Un triste retour en arrière pour les aficionados rojiblancos, souvent catalogués en raison de leur proximité solide avec les branches de l’extrême droite espagnole. Le Frente Atlético, groupe ultra dissous en 2014, a effectivement longtemps fait parler de lui pour de sombres raisons, allant jusqu’à assassiner Aitor Zabaleta et « Jimmy » , respectivement supporters de la Real Sociedad et du Deportivo La Corogne, étiquetés à gauche. Malgré sa dissolution, certains membres du groupe continuent pourtant de garnir les tribunes de l’enceinte, laissant entrevoir, ça et là, drapeaux confédérés ou autres symboles tendancieux. La goutte de trop, pour une presse consciente d’avoir bourré le juke-box avec les mauvaises pièces.

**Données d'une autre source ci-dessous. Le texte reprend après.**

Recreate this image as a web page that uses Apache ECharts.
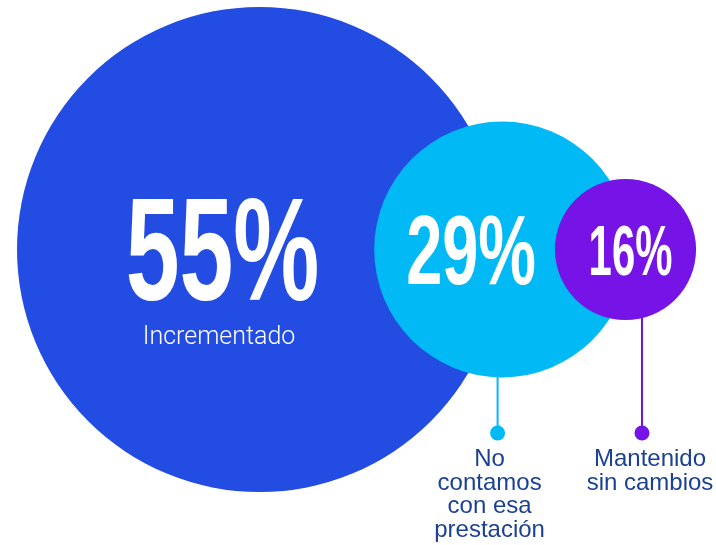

Pedro Bravo en tête : « Je tiens à m’excuser pour ce que j’ai dit, a précisé l’agent dans un communiqué. Ma remarque n’avait aucun fondement raciste et ne visait aucunement la personne de Vinícius Junior. Quand je parlais de "macaque", je faisais référence à la notion de "fou", pas d’animalisation. » Même son de cloche du côté de Josep Pedrerol, présentateur d’El Chiringuito : « Pedro Bravo a demandé pardon, et je le demande aussi. Chers téléspectateurs, si cette affaire vous a offensés, je m'en excuse platement. Si vous êtes une personne noire, je m'en excuse. Si vous êtes une personne blanche, je m'en excuse. Le plus regrettable étant évidemment que Vinícius Junior ait été personnellement touché. Mais je tiens à lui dire une chose : l’Espagne n’est pas un pays raciste. Il y a des charognards, c’est vrai, mais en aucun cas nous ne partageons leurs valeurs. Et à ce titre, je m’excuse au nom de la presse locale, car nous n’avons pas fait correctement notre travail en faisant gonfler la polémique. » Au même titre que ses voisins européens, l’Espagne n’a donc pas échappé aux affres du football et de sa bêtise. L’indignation suscitée aura heureusement été à la hauteur de la polémique, comme pour rappeler que le bien finit souvent par l’emporter. Pour le plus grand bonheur des amoureux du jeu, Vinícius Junior en tête.